What you are asked to do =
Pictures in the records should not be copied, but every other part must be repeated exactly.

Supplied records =
%%

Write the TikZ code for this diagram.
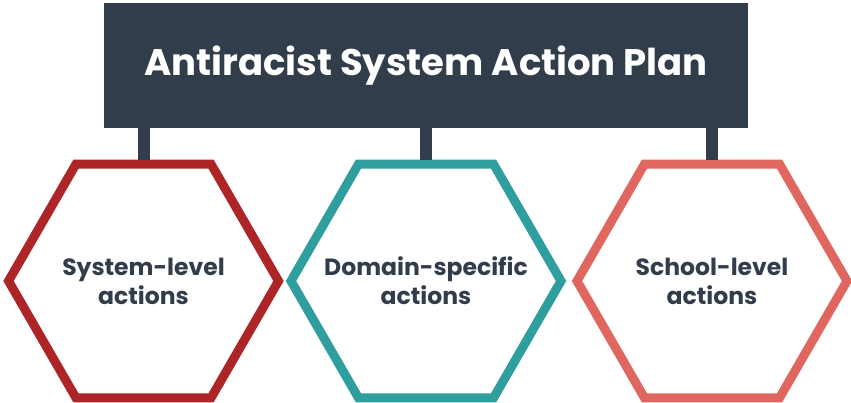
\documentclass[tikz,border=0pt]{standalone}
\usepackage{fontspec}
\setmainfont{Poppins}
\usepackage{xcolor}
\usetikzlibrary{shapes.geometric}

\definecolor{slate}{HTML}{323D4C}
\definecolor{brickred}{HTML}{AD2526}
\definecolor{teal}{HTML}{2E9E9E}
\definecolor{salmon}{HTML}{E06660}

\begin{document}
\begin{tikzpicture}[x=1pt,y=-1pt]
\tikzset{hexa/.style={regular polygon,regular polygon sides=6,minimum size=270pt,inner sep=0pt,
  line width=9pt,fill=white}}
\tikzset{hexlabel/.style={text=slate,align=center,font=\bfseries\fontsize{23.5}{29}\selectfont}}
\tikzset{stem/.style={slate,line width=12pt}}

\useasboundingbox[fill=white] (0,0) rectangle (851,402);

\node[fill=slate,minimum width=644pt,minimum height=125pt,inner sep=0pt,
  text=white,font=\bfseries\fontsize{37}{44}\selectfont] (title) at (426,65.5) {Antiracist System Action Plan};

\node[hexa,draw=brickred,label={[hexlabel]center:System-level\\actions}] (system) at (143.5,281) {};
\node[hexa,draw=teal,label={[hexlabel]center:Domain-specific\\actions}] (domain) at (426,281) {};
\node[hexa,draw=salmon,label={[hexlabel]center:School-level\\actions}] (school) at (712,281) {};

\draw[stem] (title.south -| system.north) -- (system.north);
\draw[stem] (title.south -| domain.north) -- (domain.north);
\draw[stem] (title.south -| school.north) -- (school.north);

\end{tikzpicture}
\end{document}
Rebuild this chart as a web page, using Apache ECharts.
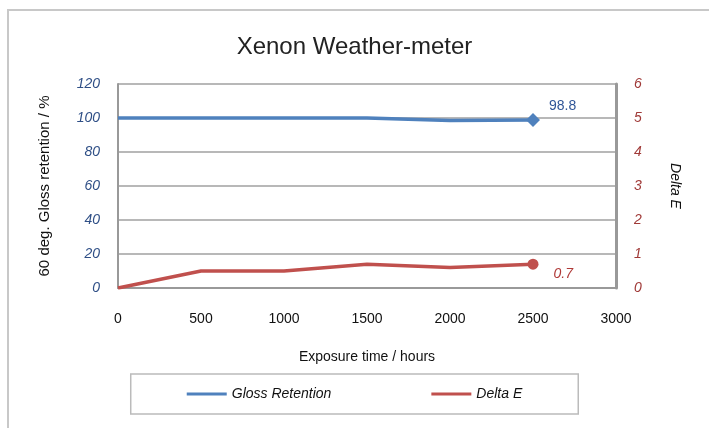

%%

Output =
Write the TikZ code for this diagram.
\documentclass[tikz,border=0pt]{standalone}
\usepackage{fontspec}
\setmainfont{Poppins}
\usepackage{xcolor}
\usetikzlibrary{shapes.geometric}

\definecolor{slate}{HTML}{323D4C}
\definecolor{brickred}{HTML}{AD2526}
\definecolor{teal}{HTML}{2E9E9E}
\definecolor{salmon}{HTML}{E06660}

\begin{document}
\begin{tikzpicture}[x=1pt,y=-1pt]
\tikzset{hexa/.style={regular polygon,regular polygon sides=6,minimum size=270pt,inner sep=0pt,
  line width=9pt,fill=white}}
\tikzset{hexlabel/.style={text=slate,align=center,font=\bfseries\fontsize{23.5}{29}\selectfont}}
\tikzset{stem/.style={slate,line width=12pt}}

\useasboundingbox[fill=white] (0,0) rectangle (851,402);

\node[fill=slate,minimum width=644pt,minimum height=125pt,inner sep=0pt,
  text=white,font=\bfseries\fontsize{37}{44}\selectfont] (title) at (426,65.5) {Antiracist System Action Plan};

\node[hexa,draw=brickred,label={[hexlabel]center:System-level\\actions}] (system) at (143.5,281) {};
\node[hexa,draw=teal,label={[hexlabel]center:Domain-specific\\actions}] (domain) at (426,281) {};
\node[hexa,draw=salmon,label={[hexlabel]center:School-level\\actions}] (school) at (712,281) {};

\draw[stem] (title.south -| system.north) -- (system.north);
\draw[stem] (title.south -| domain.north) -- (domain.north);
\draw[stem] (title.south -| school.north) -- (school.north);

\end{tikzpicture}
\end{document}
Rebuild this chart as a web page, using Apache ECharts.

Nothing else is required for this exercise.